Title: Age-related Changes In Emotion Regulation Using A Startle Modulation Paradigm
Authors: Gojmerac, Christina
Advisor: Stuss, Donald
Department: Psychology
Keywords: emotion regulation
aging
startle modulation
Issue Date: 17-Jan-2012
Abstract: Lifespan theories of emotion suggest that the ability to regulate emotion improves with age. The supporting evidence, however, is indirect: older adults pay less attention to negative events, remember less negative information, and report fewer experiences of negative emotion. Few studies directly measure emotion regulation by explicitly instructing older adults to modulate their feelings while exposed to emotion-evoking stimuli. The purpose of this thesis was to directly compare younger and older adults in their ability to modulate feelings to investigate whether aging results in decline, stability, or improvement in emotion regulation and also to examine potential mechanisms underlying regulation skills. The study employed a startle modulation paradigm to measure both emotional reactivity and regulation.
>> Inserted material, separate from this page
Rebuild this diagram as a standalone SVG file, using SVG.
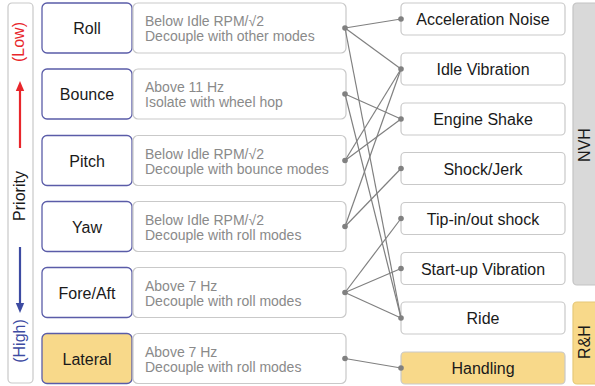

Two experimental tasks (Stroop colour-word interference, reversal learning) were also administered to explore the relationship between emotion regulation and two theoretically-relevant processes: (a) cognitive control and (b) modification of learned emotional associations. There were three main findings: (1) emotional reactivity was preserved in older adults. Both age groups showed emotion-modulated startle (negative > neutral) during the pre-regulation viewing period; (2) age-related decline in emotion regulation was evident on an objective measure of emotion regulation (startle eyeblink reflex) but not on a subjective measure (self-ratings). Specifically, for older adults, startle eyeblink was not enhanced or attenuated following increase and decrease instructions, respectively. In contrast, both groups showed similar modulation of valence and arousal ratings by regulation instruction (increase > look > decrease); (3) for older adults, reversal learning performance correlated positively with the degree of reappraisal-related startle attenuation in the decrease condition, suggesting a possible mechanism for impaired down-regulation. These findings suggest that even when emotional reactivity is similar, older adults are less effective at modulating their physiological responses.